Load-shedding weighs on Resilient
JSE-listed and retail-focused Resilient Reit recorded retail sales growth of 9.4% for the period ended December, driven by the rightsizing of tenant stores, relocations and other tenant-focused initiatives.
However, Resilient did not reap the full benefits of the strong trading performance during the reporting period as a result of increased costs associated with load-shedding.
“Additional diesel costs amounted to R11.7m with about R6m in additional maintenance costs relating to air conditioning and other electrical equipment,” the company said.
The real estate investment trust owns 27 assets in SA, where its strategy is to invest in dominant retail centres with a minimum of three anchor tenants, with others predominantly national retailers.
It holds a 40% stake in France Retail Property Investments, which owns four regional malls, and a 3.96% stake in JSE-listed Hammerson.

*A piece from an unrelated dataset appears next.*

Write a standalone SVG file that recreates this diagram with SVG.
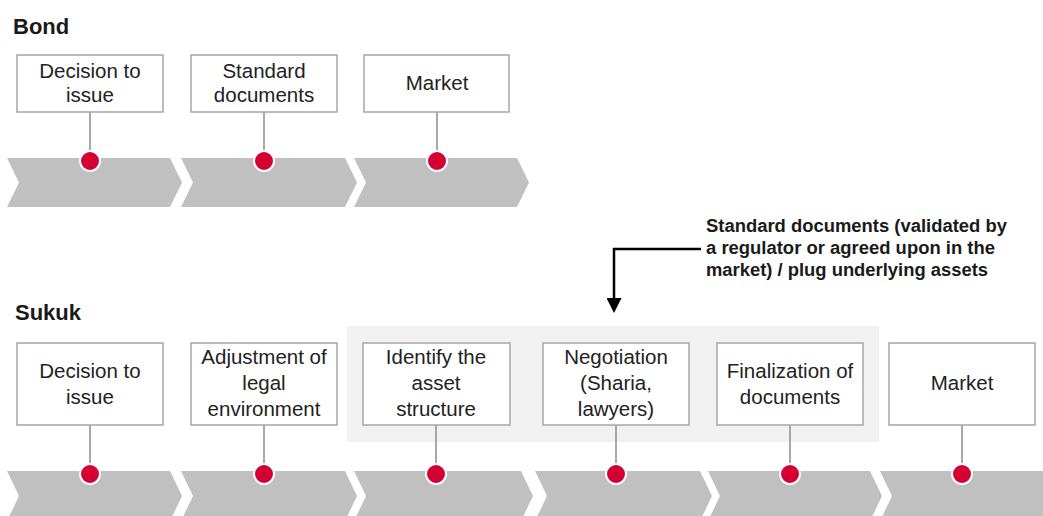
<svg xmlns="http://www.w3.org/2000/svg" width="1043" height="516" viewBox="0 0 1043 516">
<style>
.title{font-family:"Liberation Sans",Arial,sans-serif;font-weight:bold;font-size:22px;fill:#1a1a1a}
.lbl{font-family:"Liberation Sans",Arial,sans-serif;font-size:20.5px;fill:#222;text-anchor:middle}
.note{font-family:"Liberation Sans",Arial,sans-serif;font-weight:bold;font-size:18px;fill:#1a1a1a}
.box{fill:#fff;stroke:#a6a6a6;stroke-width:1.5}
.chev{fill:#c0c0c0}
.stem{stroke:#8c8c8c;stroke-width:1.5;fill:none}
.dot{fill:#d50032;stroke:#fff;stroke-width:2}
</style>
<defs>
<marker id="ah" viewBox="0 0 10 10" refX="0" refY="5" markerWidth="6" markerHeight="6" orient="auto" markerUnits="strokeWidth">
<path d="M0,0 L10,5 L0,10 z" fill="#000"/>
</marker>
</defs>
<rect width="1043" height="516" fill="#fff"/>
<text class="title" x="13" y="34">Bond</text>
<text class="title" x="15" y="320">Sukuk</text>
<rect id="highlight" x="347" y="326" width="532" height="116" fill="#f1f1f1"/>
<g id="chevrons">
<polygon class="chev" points="7,158 170,158 182,182.5 170,207 7,207 19,182.5"/>
<polygon class="chev" points="181,158 345,158 357,182.5 345,207 181,207 193,182.5"/>
<polygon class="chev" points="354,158 517,158 529,182.5 517,207 354,207 366,182.5"/>
<polygon class="chev" points="7,471 170,471 182,496 170,521 7,521 19,496"/>
<polygon class="chev" points="181,471 345,471 357,496 345,521 181,521 193,496"/>
<polygon class="chev" points="354,471 521,471 533,496 521,521 354,521 366,496"/>
<polygon class="chev" points="535,471 700,471 712,496 700,521 535,521 547,496"/>
<polygon class="chev" points="708,471 870,471 882,496 870,521 708,521 720,496"/>
<polygon class="chev" points="880,471 1050,471 1050,521 880,521 892,496"/>
</g>
<g id="connectors">
<line class="stem" x1="90" y1="112" x2="90" y2="154"/>
<line class="stem" x1="264" y1="112" x2="264" y2="154"/>
<line class="stem" x1="437" y1="112" x2="437" y2="154"/>
<line class="stem" x1="90" y1="425" x2="90" y2="466"/>
<line class="stem" x1="264" y1="425" x2="264" y2="466"/>
<line class="stem" x1="436" y1="425" x2="436" y2="466"/>
<line class="stem" x1="616" y1="425" x2="616" y2="466"/>
<line class="stem" x1="790" y1="425" x2="790" y2="466"/>
<line class="stem" x1="962" y1="425" x2="962" y2="466"/>
<path id="note-arrow" d="M701,249 H614 V298" fill="none" stroke="#000" stroke-width="2.5" marker-end="url(#ah)"/>
</g>
<g id="dots">
<circle class="dot" cx="90" cy="161" r="10"/>
<circle class="dot" cx="264" cy="161" r="10"/>
<circle class="dot" cx="437" cy="161" r="10"/>
<circle class="dot" cx="90" cy="474" r="10"/>
<circle class="dot" cx="264" cy="474" r="10"/>
<circle class="dot" cx="436" cy="474" r="10"/>
<circle class="dot" cx="616" cy="474" r="10"/>
<circle class="dot" cx="790" cy="474" r="10"/>
<circle class="dot" cx="962" cy="474" r="10"/>
</g>
<g id="bond-decision">
<rect class="box" x="17" y="55" width="146" height="57"/>
<text class="lbl" x="90" y="78">Decision to</text>
<text class="lbl" x="90" y="102">issue</text>
</g>
<g id="bond-standard">
<rect class="box" x="191" y="55" width="146" height="57"/>
<text class="lbl" x="264" y="78">Standard</text>
<text class="lbl" x="264" y="102">documents</text>
</g>
<g id="bond-market">
<rect class="box" x="364" y="55" width="145" height="57"/>
<text class="lbl" x="437" y="90">Market</text>
</g>
<g id="sukuk-decision">
<rect class="box" x="17" y="343" width="146" height="82"/>
<text class="lbl" x="90" y="378">Decision to</text>
<text class="lbl" x="90" y="404">issue</text>
</g>
<g id="sukuk-adjustment">
<rect class="box" x="191" y="343" width="146" height="82"/>
<text class="lbl" x="264" y="364">Adjustment of</text>
<text class="lbl" x="264" y="390">legal</text>
<text class="lbl" x="264" y="416">environment</text>
</g>
<g id="sukuk-identify">
<rect class="box" x="363" y="343" width="147" height="82"/>
<text class="lbl" x="436" y="364">Identify the</text>
<text class="lbl" x="436" y="390">asset</text>
<text class="lbl" x="436" y="416">structure</text>
</g>
<g id="sukuk-negotiation">
<rect class="box" x="543" y="343" width="146" height="82"/>
<text class="lbl" x="616" y="364">Negotiation</text>
<text class="lbl" x="616" y="390">(Sharia,</text>
<text class="lbl" x="616" y="416">lawyers)</text>
</g>
<g id="sukuk-finalization">
<rect class="box" x="717" y="343" width="146" height="82"/>
<text class="lbl" x="790" y="378">Finalization of</text>
<text class="lbl" x="790" y="404">documents</text>
</g>
<g id="sukuk-market">
<rect class="box" x="889" y="343" width="146" height="82"/>
<text class="lbl" x="962" y="390">Market</text>
</g>
<g id="note">
<text class="note" x="706" y="232" textLength="301" lengthAdjust="spacingAndGlyphs">Standard documents (validated by</text>
<text class="note" x="706" y="254" textLength="289" lengthAdjust="spacingAndGlyphs">a regulator or agreed upon in the</text>
<text class="note" x="706" y="276" textLength="282" lengthAdjust="spacingAndGlyphs">market) / plug underlying assets</text>
</g>
</svg>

The company said loadshedding had limited the positive effects of solar installations without battery or full generator support. Resilient will accelerate the rollout of solar installations from installed capacity which peaks at 32.2MW to 43.52MW by the end of April 2023, and to 57.22MW by December 2023.
At the end of December, Resilient produced 14.6% of its own electricity, with this expected to rise to 19% in April, and about 25% by December 2023. The company is targeting production of more than 50% of its own electricity by 2027.
“Energy supply and cost has become a major variable in forecasting net operating income,” said the company. In a changing consumer environment, it continues to deal with structural changes affecting retail properties. These include rightsizing department stores, increasing exposure to grocery retailers as well as introducing relevant retail brands to its malls. “We are mindful of the challenging economic environment, hence will focus on investing in dominant retail centres with a high percentage of corporate tenants.”
During the reporting period, the SA portfolio recorded net property income growth of 6% excluding Covid-19 rental discounts granted in the prior year.
Vacancies fell to 1.7% following new leasing activity including the new Spar at Mams Mall.
In August 2022, Resilient increased its offshore stake in RPL from 25% to 40% at a cost of R579.7m.
Resilient said due to Covid-19 restrictions in Europe, greater rental concessions and discounts to tenants were granted.
This portfolio recorded a drop in retail sales resulting in a lower-than-expected distributable earnings forecast. Net operating income is forecast to be €8m (Resilient’s share) for the 2023 financial year and is expected to grow at 15%-20% annually during the 2024 and 2025 financial years.
For the interim period, Resilient declared a dividend of 203.98c per share. At the close on Thursday, its share price was down 0.50% to R48.07.